Kesimpulan : Mitos tentang keangkeran bulan Suro ini demikian kuat dihembuskan, agar rakyat percaya dan tidak mengadakan kegiatan yang bisa menganggu acara keraton. Sayangnya mitos tersebut sampai saat ini masih demikian kuat dipegang oleh sebagian orang. Sehingga ada sekelompok orang yang pada bulan Suro tidak berani mengadakan sebuah aktivitas karena dianggap bisa membawa sial.
Biasanya tanggal 1 Suro adalah saat bulan purnama, dan bulan purnama penuh dengan nuansa misteri, mungkin ini juga merupakan hal yang dijadikan dasar kenapa malam 1 Suro memiliki kekuatan mistis.

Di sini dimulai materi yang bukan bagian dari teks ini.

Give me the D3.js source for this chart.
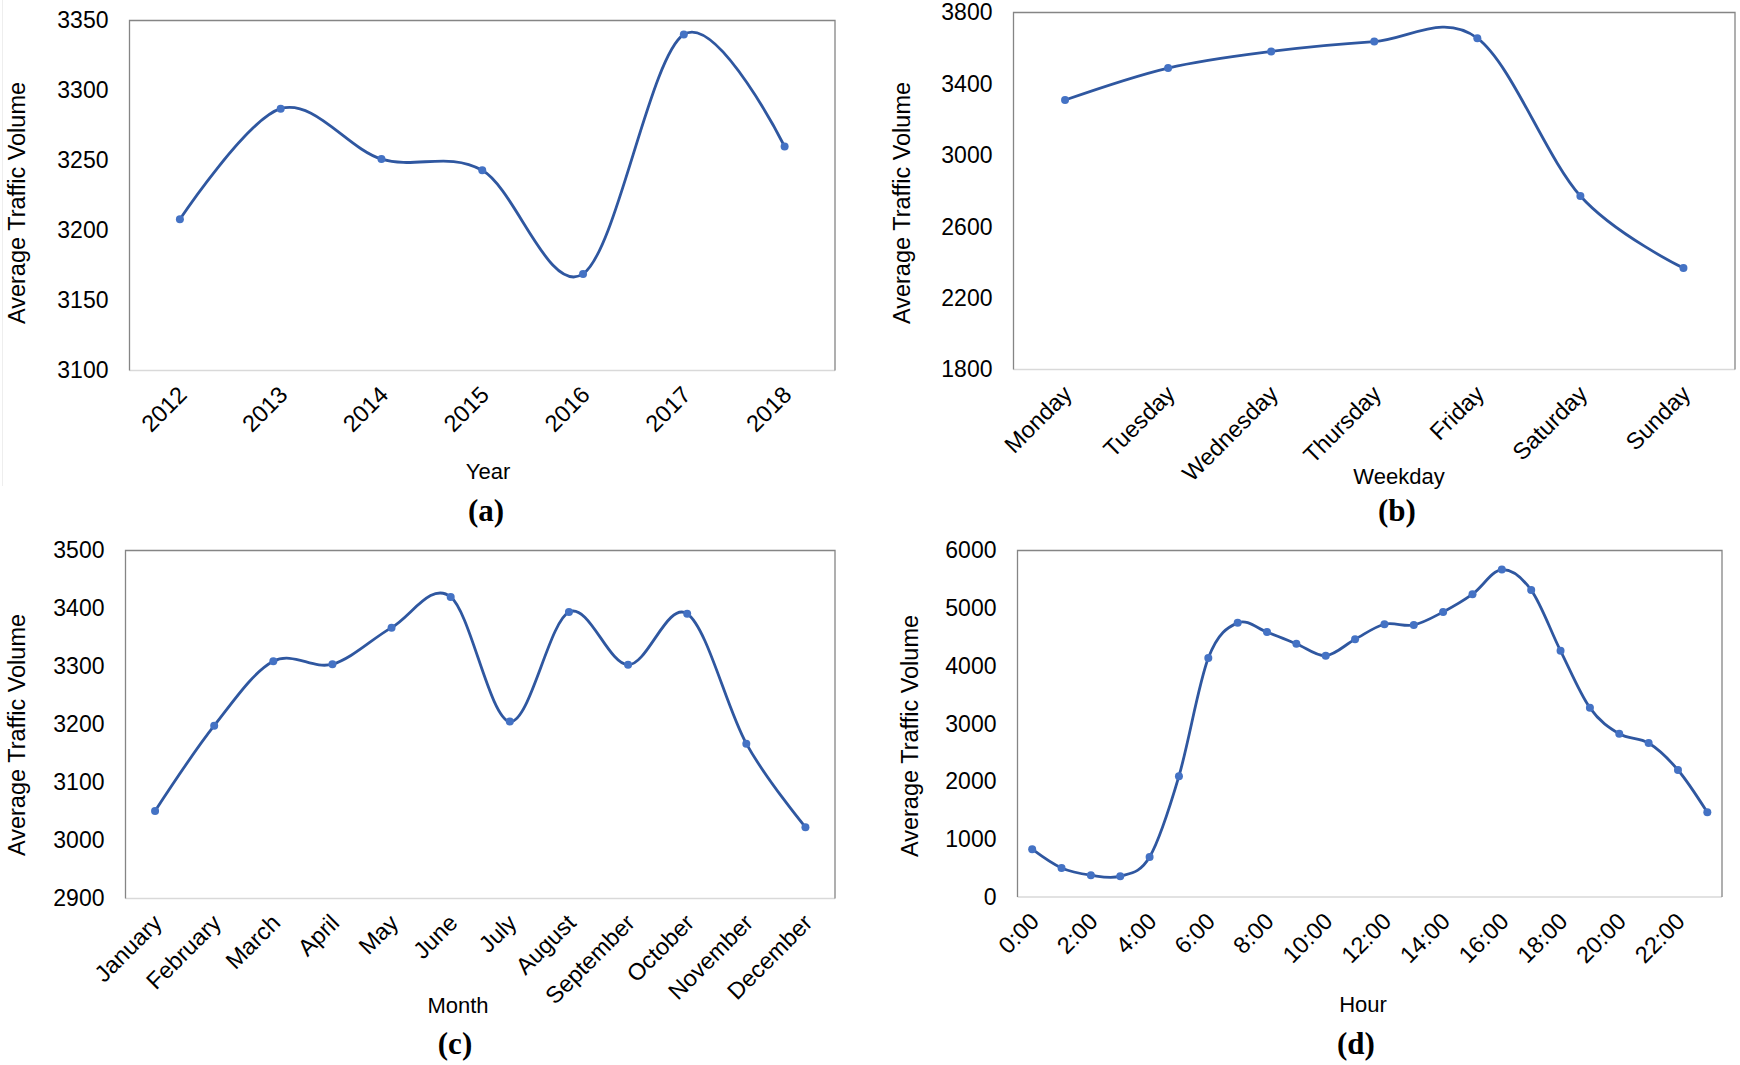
<!DOCTYPE html>
<html>
<head>
<meta charset="utf-8">
<script src="https://cdn.jsdelivr.net/npm/d3@7"></script>
<style>
  body { margin: 0; background: #fff; }
  text { font-family: "Liberation Sans", Arial, sans-serif; fill: #000; }
  .tag { font-family: "Liberation Serif", "Times New Roman", serif; font-weight: bold; }
</style>
</head>
<body>
<div id="chart"></div>
<script>
// values
const years = ["2012", "2013", "2014", "2015", "2016", "2017", "2018"];
const yearVolume = [3208, 3287, 3251, 3243, 3169, 3340, 3260];
const yearTicks = [3100, 3150, 3200, 3250, 3300, 3350];

const weekdays = ["Monday", "Tuesday", "Wednesday", "Thursday", "Friday", "Saturday", "Sunday"];
const weekdayVolume = [3310, 3489, 3582, 3637, 3656, 2772, 2368];
const weekdayTicks = [1800, 2200, 2600, 3000, 3400, 3800];

const months = ["January", "February", "March", "April", "May", "June", "July",
  "August", "September", "October", "November", "December"];
const monthVolume = [3051, 3198, 3309, 3304, 3367, 3420, 3205, 3394, 3303, 3391, 3167, 3023];
const monthTicks = [2900, 3000, 3100, 3200, 3300, 3400, 3500];

const hours = ["0:00", "1:00", "2:00", "3:00", "4:00", "5:00", "6:00", "7:00", "8:00", "9:00",
  "10:00", "11:00", "12:00", "13:00", "14:00", "15:00", "16:00", "17:00", "18:00", "19:00",
  "20:00", "21:00", "22:00", "23:00"];
const hourVolume = [828, 502, 378, 361, 692, 2093, 4138, 4747, 4587, 4386, 4179, 4463,
  4723, 4711, 4936, 5243, 5669, 5314, 4262, 3275, 2826, 2666, 2199, 1466];
const hourTicks = [0, 1000, 2000, 3000, 4000, 5000, 6000];
const hourLabels = hours.filter((h, i) => i % 2 == 0);

const svg = d3.select("#chart").append("svg")
    .attr("width", 1740)
    .attr("height", 1065);

// faint rule at the far left of panel (a)
svg.append("line")
    .attr("x1", 2.5).attr("x2", 2.5).attr("y1", 0).attr("y2", 486)
    .attr("stroke", "#eeeeee").attr("stroke-width", 1);

const drawPanel = (p) => {
  var x = d3.scalePoint()
      .domain(p.cats)
      .range([p.left, p.right])
      .padding(0.5);
  var y = d3.scaleLinear()
      .domain(d3.extent(p.ticks))
      .range([p.bottom, p.top]);

  var g = svg.append("g");

  // plot frame
  g.append("line").attr("x1", p.left).attr("x2", p.right).attr("y1", p.bottom).attr("y2", p.bottom)
      .attr("stroke", "#d9d9d9").attr("stroke-width", 1.3);
  g.append("path")
      .attr("d", "M" + p.left + "," + p.bottom + "V" + p.top + "H" + p.right + "V" + p.bottom)
      .attr("fill", "none").attr("stroke", "#858585").attr("stroke-width", 1.3);

  var yAxis = g.append("g")
      .attr("transform", "translate(" + p.left + ",0)")
      .call(d3.axisLeft(y).tickValues(p.ticks).tickFormat(d3.format("d")).tickSize(0).tickPadding(21));
  yAxis.select(".domain").remove();
  yAxis.selectAll("text")
      .style("font-size", "23px")
      .style("font-family", "'Liberation Sans', Arial, sans-serif")
      .attr("fill", "#000");

  var xAxis = g.append("g")
      .attr("transform", "translate(0," + p.bottom + ")")
      .call(d3.axisBottom(x).tickValues(p.labels).tickSize(0));
  xAxis.select(".domain").remove();
  xAxis.selectAll("text")
      .attr("y", 0)
      .attr("dy", "0.35em")
      .attr("text-anchor", "end")
      .attr("transform", "translate(2,20) rotate(-45)")
      .style("font-size", "23.5px")
      .style("font-family", "'Liberation Sans', Arial, sans-serif")
      .attr("fill", "#000");

  var line = d3.line()
      .x((d, i) => x(p.cats[i]))
      .y((d) => y(d))
      .curve(d3.curveCardinal.tension(0));

  g.append("path")
      .datum(p.values)
      .attr("d", line)
      .attr("fill", "none")
      .attr("stroke", "#2f57a0")
      .attr("stroke-width", 2.8);

  g.selectAll(".dot")
      .data(p.values)
    .enter().append("circle")
      .attr("class", "dot")
      .attr("cx", (d, i) => x(p.cats[i]))
      .attr("cy", (d) => y(d))
      .attr("r", 4)
      .attr("fill", "#4472c4");

  g.append("text")
      .attr("transform", "translate(" + p.yTitle[0] + "," + p.yTitle[1] + ") rotate(-90)")
      .attr("text-anchor", "middle")
      .attr("dy", "0.35em")
      .style("font-size", "23.5px")
      .text("Average Traffic Volume");

  g.append("text")
      .attr("x", p.xTitle[0]).attr("y", p.xTitle[1])
      .attr("text-anchor", "middle")
      .style("font-size", "22px")
      .text(p.xName);

  g.append("text")
      .attr("class", "tag")
      .attr("x", p.tag[0]).attr("y", p.tag[1])
      .attr("text-anchor", "middle")
      .style("font-size", "31px")
      .text(p.tagText);
};

drawPanel({cats: years, labels: years, values: yearVolume, ticks: yearTicks,
  left: 129.5, right: 835, top: 20.5, bottom: 370.5,
  yTitle: [17, 203], xTitle: [488, 479], xName: "Year", tag: [486, 521], tagText: "(a)"});

drawPanel({cats: weekdays, labels: weekdays, values: weekdayVolume, ticks: weekdayTicks,
  left: 1013.5, right: 1735, top: 12.5, bottom: 369.5,
  yTitle: [902, 203], xTitle: [1399, 484], xName: "Weekday", tag: [1397, 521], tagText: "(b)"});

drawPanel({cats: months, labels: months, values: monthVolume, ticks: monthTicks,
  left: 125.5, right: 835, top: 550.5, bottom: 898.5,
  yTitle: [17, 735], xTitle: [458, 1013], xName: "Month", tag: [455, 1054], tagText: "(c)"});

drawPanel({cats: hours, labels: hourLabels, values: hourVolume, ticks: hourTicks,
  left: 1017.5, right: 1722, top: 550.5, bottom: 897,
  yTitle: [910, 736], xTitle: [1363, 1012], xName: "Hour", tag: [1356, 1054], tagText: "(d)"});
</script>
</body>
</html>
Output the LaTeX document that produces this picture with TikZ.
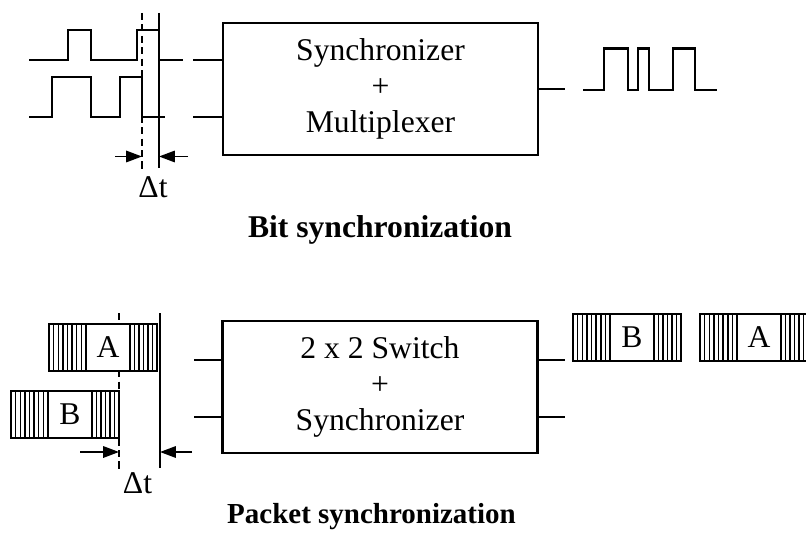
\documentclass[tikz,border=0pt]{standalone}
\usepackage{fontspec}
\setmainfont{Liberation Serif}
\usetikzlibrary{arrows.meta}
\tikzset{
  wave/.style={line width=1.5pt},
  wire/.style={line width=1.2pt},
  block/.style={draw, line width=1.2pt, minimum width=6.3cm, minimum height=2.64cm,
    align=center, font=\fontsize{18}{20.5}\selectfont},
  hatch/.style={line width=0.85pt},
  pktbox/.style={draw, fill=white, line width=1.2pt, minimum width=0.88cm,
    minimum height=0.94cm, inner sep=0pt, font=\fontsize{18}{20}\selectfont},
  marker/.style={line width=1.2pt},
  skew/.style={line width=1.2pt, dash pattern=on 4pt off 2.5pt},
  gap/.style={line width=1pt, ->},
  delta/.style={anchor=base, font=\fontsize{18}{20}\selectfont},
  title/.style={anchor=base, font=\fontsize{18}{20}\selectfont\bfseries}
}
\newcommand{\drawpacket}[4]{%
  \draw[line width=1.2pt] ({#2},{#3}) rectangle ++(2.16,0.94);
  \foreach \k in {1,...,7} \draw[hatch] ({#2+\k*0.0925},{#3}) -- ++(0,0.94);
  \foreach \k in {1,...,5} \draw[hatch] ({#2+1.62+\k*0.09},{#3}) -- ++(0,0.94);
  \node[pktbox] (#1) at ({#2+1.18},{#3+0.47}) {#4};
}
\begin{document}
\begin{tikzpicture}[>={Triangle[length=9pt,width=6.5pt]}]
\useasboundingbox (0,0) rectangle (16.12,10.68);
\draw[wave] (0.58,9.48) -- (1.36,9.48) -- (1.36,10.08) -- (1.82,10.08) -- (1.82,9.48)
  -- (2.74,9.48) -- (2.74,10.08) -- (3.18,10.08) -- (3.18,9.48) -- (3.66,9.48);
\draw[wave] (0.58,8.34) -- (1.04,8.34) -- (1.04,9.14) -- (1.82,9.14) -- (1.82,8.34)
  -- (2.40,8.34) -- (2.40,9.14) -- (2.84,9.14) -- (2.84,8.34) -- (3.30,8.34);
\coordinate (bitdash) at (2.84,10.42);
\coordinate (bitline) at (3.18,10.42);
\draw[skew] (bitdash) -- ++(0,-3.14);
\draw[marker] (bitline) -- ++(0,-3.10);
\coordinate (bitleft) at (2.30,7.55);
\coordinate (bitright) at (3.76,7.55);
\draw[gap] (bitleft) -- (bitleft -| bitdash);
\draw[gap] (bitright) -- (bitright -| bitline);
\node[delta] (bitdelta) at (3.06,6.72) {Δt};
\node[block] (mux) at (7.61,8.90) {Synchronizer\\+\\Multiplexer};
\coordinate (muxin1) at (3.86,9.48);
\coordinate (muxin2) at (3.86,8.34);
\coordinate (muxout) at (11.30,8.90);
\draw[wire] (muxin1) -- (muxin1 -| mux.west);
\draw[wire] (muxin2) -- (muxin2 -| mux.west);
\draw[wire] (mux.east) -- (muxout);
\draw[wave] (11.66,8.88) -- (12.08,8.88) -- (12.08,9.71) -- (12.56,9.71) -- (12.56,8.88)
  -- (12.76,8.88) -- (12.76,9.71) -- (12.98,9.71) -- (12.98,8.88) -- (13.46,8.88)
  -- (13.46,9.71) -- (13.90,9.71) -- (13.90,8.88) -- (14.34,8.88);
\node[title] (bittitle) at (7.60,5.92) {Bit synchronization};
\coordinate (pktdash) at (2.38,4.42);
\coordinate (pktline) at (3.20,4.42);
\draw[skew] (pktdash) -- ++(0,-3.14);
\draw[marker] (pktline) -- ++(0,-3.10);
\drawpacket{inA}{0.98}{3.26}{A}
\drawpacket{inB}{0.22}{1.92}{B}
\coordinate (pktleft) at (1.60,1.64);
\coordinate (pktright) at (3.84,1.64);
\draw[gap] (pktleft) -- (pktleft -| pktdash);
\draw[gap] (pktright) -- (pktright -| pktline);
\node[delta] (pktdelta) at (2.75,0.82) {Δt};
\node[block] (sw) at (7.60,2.94) {2 x 2 Switch\\+\\Synchronizer};
\coordinate (swin1) at (3.88,3.48);
\coordinate (swin2) at (3.88,2.34);
\coordinate (swout1) at (11.30,3.48);
\coordinate (swout2) at (11.30,2.34);
\draw[wire] (swin1) -- (swin1 -| sw.west);
\draw[wire] (swin2) -- (swin2 -| sw.west);
\draw[wire] (swout1 -| sw.east) -- (swout1);
\draw[wire] (swout2 -| sw.east) -- (swout2);
\begin{scope}
\clip (0,0) rectangle (16.12,10.68);
\drawpacket{outB}{11.46}{3.46}{B}
\drawpacket{outA}{14.00}{3.46}{A}
\end{scope}
\node[title, font=\fontsize{16.5}{19}\selectfont\bfseries] (pkttitle) at (7.43,0.22) {Packet synchronization};
\end{tikzpicture}
\end{document}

Keyakinan seperti seperti itu merupakan keyakinan tanpa dasar dan hanya dilandasi pada kata orang tua dulu dan perintah leluhur tanpa bisa menunjukkan dalil secara agama maupun logika.
Bagi umat Islam seharusnya bulan Suro itu sama saja dengan hari-hari lainnya, tidak ada pantangan untuk melaksanakan perayaan apakah itu khitanan atau pernikahan.
Kita hendaknya meyakini kuasa Allah yang telah menjadikan semua hari, tanggal, bulan dan tahun adalah baik. Yang perlu dilakukan adalah bagaimana kita berbuat dan bertindak, apakah sudah sesuai dengan ajaran agama, selama kita melakukan hal kebaikan maka Insya Allah kapanpun hal itu dilakukan maka akan memberi manfaat yang baik pula.